Output the material beneath this task exactly, images excluded.

[Some records]
- - - - - - -

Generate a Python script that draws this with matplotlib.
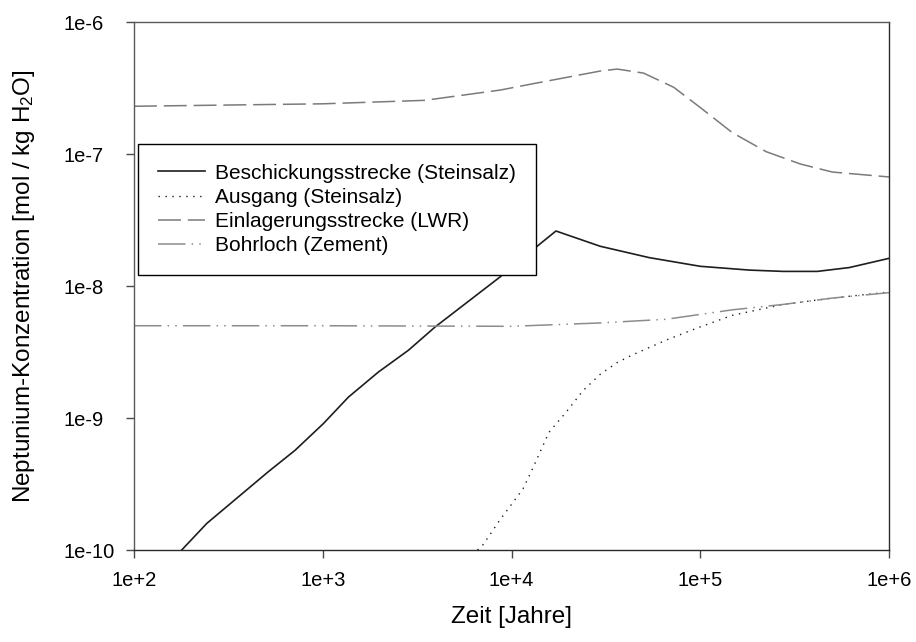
import matplotlib
matplotlib.use("Agg")
import matplotlib.pyplot as plt
from matplotlib.ticker import FixedLocator, FixedFormatter, NullLocator

plt.rcParams['font.family'] = ['Liberation Sans', 'DejaVu Sans']
plt.rcParams['mathtext.fontset'] = 'custom'
plt.rcParams['mathtext.rm'] = 'Liberation Sans'
plt.rcParams['mathtext.it'] = 'Liberation Sans'
plt.rcParams['mathtext.default'] = 'regular'

# Beschickungsstrecke (Steinsalz)
t_besch = [179, 243, 515, 713, 1007, 1368, 1972, 2844, 3936, 8690, 12600, 17200,
           29500, 53700, 100000, 182000, 275000, 417000, 617000, 1000000]
c_besch = [1.0e-10, 1.59e-10, 3.92e-10, 5.69e-10, 9.06e-10, 1.44e-9, 2.23e-9,
           3.26e-9, 4.89e-9, 1.17e-8, 1.82e-8, 2.61e-8, 2.0e-8, 1.64e-8, 1.41e-8,
           1.32e-8, 1.29e-8, 1.29e-8, 1.38e-8, 1.62e-8]

# Ausgang (Steinsalz)
t_ausg = [6600, 7080, 8710, 11500, 12900, 15800, 19500, 24000, 29500, 36300,
          43600, 66100, 100000, 148000, 275000, 501000, 1000000]
c_ausg = [1.0e-10, 1.1e-10, 1.7e-10, 2.9e-10, 4.1e-10, 7.8e-10, 1.11e-9, 1.62e-9,
          2.14e-9, 2.63e-9, 3.0e-9, 3.9e-9, 4.9e-9, 6.0e-9, 7.25e-9, 8.1e-9, 9.0e-9]

# Einlagerungsstrecke (LWR)
t_lwr = [100, 1000, 3470, 8710, 12900, 19500, 29500, 36300, 50100, 72400,
         100000, 148000, 224000, 339000, 501000, 1000000]
c_lwr = [2.3e-7, 2.4e-7, 2.55e-7, 3.05e-7, 3.4e-7, 3.8e-7, 4.25e-7, 4.4e-7,
         4.1e-7, 3.2e-7, 2.25e-7, 1.45e-7, 1.04e-7, 8.4e-8, 7.3e-8, 6.7e-8]

# Bohrloch (Zement)
t_bohr = [100, 1000, 10000, 29500, 66100, 148000, 275000, 501000, 1000000]
c_bohr = [5.0e-9, 5.0e-9, 4.95e-9, 5.25e-9, 5.6e-9, 6.6e-9, 7.25e-9, 8.1e-9, 8.9e-9]

x_ticks = [1e2, 1e3, 1e4, 1e5, 1e6]
x_labels = ["1e+2", "1e+3", "1e+4", "1e+5", "1e+6"]
y_ticks = [1e-10, 1e-9, 1e-8, 1e-7, 1e-6]
y_labels = ["1e-10", "1e-9", "1e-8", "1e-7", "1e-6"]

fig = plt.figure(figsize=(9.16, 6.42), dpi=100)
ax = fig.add_axes([134 / 916, 1 - 550 / 642, 755 / 916, 528 / 642])

ax.plot(t_besch, c_besch, color='#1e1e1e', lw=1.2, ls='-',
        label='Beschickungsstrecke (Steinsalz)')
ax.plot(t_ausg, c_ausg, color='#1e1e1e', lw=1.0, ls=(0, (1, 4)),
        label='Ausgang (Steinsalz)')
ax.plot(t_lwr, c_lwr, color='#7a7a7a', lw=1.1, ls=(0, (15, 4.5)),
        label='Einlagerungsstrecke (LWR)')
ax.plot(t_bohr, c_bohr, color='#8c8c8c', lw=1.1, ls=(0, (18, 4, 1, 4, 1, 4)),
        label='Bohrloch (Zement)')

ax.set_xscale('log')
ax.set_yscale('log')
ax.set_xlim(1e2, 1e6)
ax.set_ylim(1e-10, 1e-6)

ax.xaxis.set_major_locator(FixedLocator(x_ticks))
ax.xaxis.set_major_formatter(FixedFormatter(x_labels))
ax.xaxis.set_minor_locator(NullLocator())
ax.yaxis.set_major_locator(FixedLocator(y_ticks))
ax.yaxis.set_major_formatter(FixedFormatter(y_labels))
ax.yaxis.set_minor_locator(NullLocator())

for side in ('top', 'left'):
    ax.spines[side].set_color('#5a5a5a')
for side in ('bottom', 'right'):
    ax.spines[side].set_color('#2a2a2a')
for sp in ax.spines.values():
    sp.set_linewidth(1.0)

ax.tick_params(axis='both', direction='out', length=6, width=1.0,
               color='#4a4a4a', labelsize=14.5, labelcolor='black')
ax.tick_params(axis='x', pad=9)
ax.tick_params(axis='y', pad=45)
for lab in ax.get_yticklabels():
    lab.set_horizontalalignment('left')

ax.set_xlabel('Zeit [Jahre]', fontsize=17.5, labelpad=12)
ax.set_ylabel('Neptunium-Konzentration [mol / kg H$_2$O]', fontsize=17.5, labelpad=19)

leg = ax.legend(loc='upper left', bbox_to_anchor=(0.005, 0.769), fontsize=15,
                frameon=True, fancybox=False, edgecolor='black', framealpha=1,
                handlelength=2.3, handletextpad=0.45, borderpad=0.95,
                labelspacing=0.25, borderaxespad=0)
leg.get_frame().set_linewidth(1.0)

fig.savefig('out.png', dpi=100)
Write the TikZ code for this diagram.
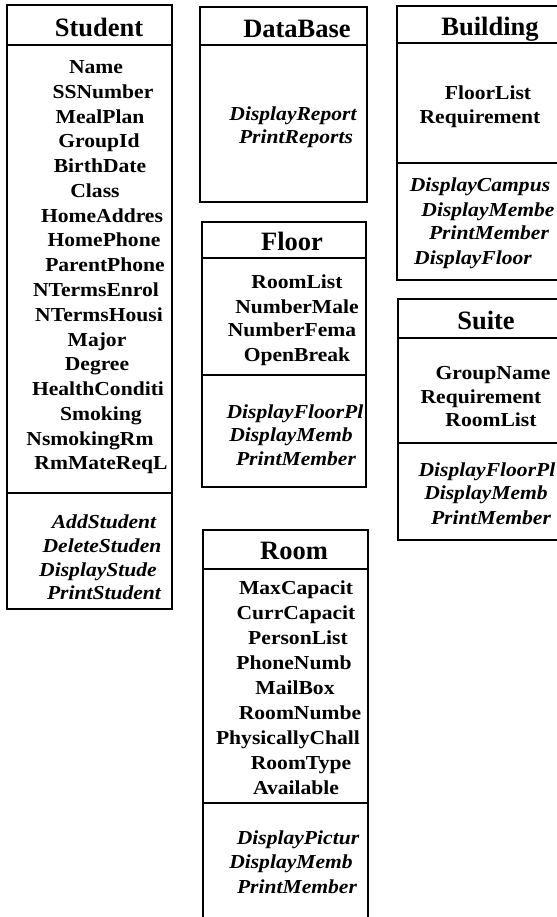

- - - - - - -

(Result for this task)
Generate a Python script that draws this with matplotlib.
import matplotlib
matplotlib.use("Agg")
import matplotlib.pyplot as plt
from matplotlib.ticker import FixedLocator, FixedFormatter, NullLocator

plt.rcParams['font.family'] = ['Liberation Sans', 'DejaVu Sans']
plt.rcParams['mathtext.fontset'] = 'custom'
plt.rcParams['mathtext.rm'] = 'Liberation Sans'
plt.rcParams['mathtext.it'] = 'Liberation Sans'
plt.rcParams['mathtext.default'] = 'regular'

# Beschickungsstrecke (Steinsalz)
t_besch = [179, 243, 515, 713, 1007, 1368, 1972, 2844, 3936, 8690, 12600, 17200,
           29500, 53700, 100000, 182000, 275000, 417000, 617000, 1000000]
c_besch = [1.0e-10, 1.59e-10, 3.92e-10, 5.69e-10, 9.06e-10, 1.44e-9, 2.23e-9,
           3.26e-9, 4.89e-9, 1.17e-8, 1.82e-8, 2.61e-8, 2.0e-8, 1.64e-8, 1.41e-8,
           1.32e-8, 1.29e-8, 1.29e-8, 1.38e-8, 1.62e-8]

# Ausgang (Steinsalz)
t_ausg = [6600, 7080, 8710, 11500, 12900, 15800, 19500, 24000, 29500, 36300,
          43600, 66100, 100000, 148000, 275000, 501000, 1000000]
c_ausg = [1.0e-10, 1.1e-10, 1.7e-10, 2.9e-10, 4.1e-10, 7.8e-10, 1.11e-9, 1.62e-9,
          2.14e-9, 2.63e-9, 3.0e-9, 3.9e-9, 4.9e-9, 6.0e-9, 7.25e-9, 8.1e-9, 9.0e-9]

# Einlagerungsstrecke (LWR)
t_lwr = [100, 1000, 3470, 8710, 12900, 19500, 29500, 36300, 50100, 72400,
         100000, 148000, 224000, 339000, 501000, 1000000]
c_lwr = [2.3e-7, 2.4e-7, 2.55e-7, 3.05e-7, 3.4e-7, 3.8e-7, 4.25e-7, 4.4e-7,
         4.1e-7, 3.2e-7, 2.25e-7, 1.45e-7, 1.04e-7, 8.4e-8, 7.3e-8, 6.7e-8]

# Bohrloch (Zement)
t_bohr = [100, 1000, 10000, 29500, 66100, 148000, 275000, 501000, 1000000]
c_bohr = [5.0e-9, 5.0e-9, 4.95e-9, 5.25e-9, 5.6e-9, 6.6e-9, 7.25e-9, 8.1e-9, 8.9e-9]

x_ticks = [1e2, 1e3, 1e4, 1e5, 1e6]
x_labels = ["1e+2", "1e+3", "1e+4", "1e+5", "1e+6"]
y_ticks = [1e-10, 1e-9, 1e-8, 1e-7, 1e-6]
y_labels = ["1e-10", "1e-9", "1e-8", "1e-7", "1e-6"]

fig = plt.figure(figsize=(9.16, 6.42), dpi=100)
ax = fig.add_axes([134 / 916, 1 - 550 / 642, 755 / 916, 528 / 642])

ax.plot(t_besch, c_besch, color='#1e1e1e', lw=1.2, ls='-',
        label='Beschickungsstrecke (Steinsalz)')
ax.plot(t_ausg, c_ausg, color='#1e1e1e', lw=1.0, ls=(0, (1, 4)),
        label='Ausgang (Steinsalz)')
ax.plot(t_lwr, c_lwr, color='#7a7a7a', lw=1.1, ls=(0, (15, 4.5)),
        label='Einlagerungsstrecke (LWR)')
ax.plot(t_bohr, c_bohr, color='#8c8c8c', lw=1.1, ls=(0, (18, 4, 1, 4, 1, 4)),
        label='Bohrloch (Zement)')

ax.set_xscale('log')
ax.set_yscale('log')
ax.set_xlim(1e2, 1e6)
ax.set_ylim(1e-10, 1e-6)

ax.xaxis.set_major_locator(FixedLocator(x_ticks))
ax.xaxis.set_major_formatter(FixedFormatter(x_labels))
ax.xaxis.set_minor_locator(NullLocator())
ax.yaxis.set_major_locator(FixedLocator(y_ticks))
ax.yaxis.set_major_formatter(FixedFormatter(y_labels))
ax.yaxis.set_minor_locator(NullLocator())

for side in ('top', 'left'):
    ax.spines[side].set_color('#5a5a5a')
for side in ('bottom', 'right'):
    ax.spines[side].set_color('#2a2a2a')
for sp in ax.spines.values():
    sp.set_linewidth(1.0)

ax.tick_params(axis='both', direction='out', length=6, width=1.0,
               color='#4a4a4a', labelsize=14.5, labelcolor='black')
ax.tick_params(axis='x', pad=9)
ax.tick_params(axis='y', pad=45)
for lab in ax.get_yticklabels():
    lab.set_horizontalalignment('left')

ax.set_xlabel('Zeit [Jahre]', fontsize=17.5, labelpad=12)
ax.set_ylabel('Neptunium-Konzentration [mol / kg H$_2$O]', fontsize=17.5, labelpad=19)

leg = ax.legend(loc='upper left', bbox_to_anchor=(0.005, 0.769), fontsize=15,
                frameon=True, fancybox=False, edgecolor='black', framealpha=1,
                handlelength=2.3, handletextpad=0.45, borderpad=0.95,
                labelspacing=0.25, borderaxespad=0)
leg.get_frame().set_linewidth(1.0)

fig.savefig('out.png', dpi=100)
Write the TikZ code for this diagram.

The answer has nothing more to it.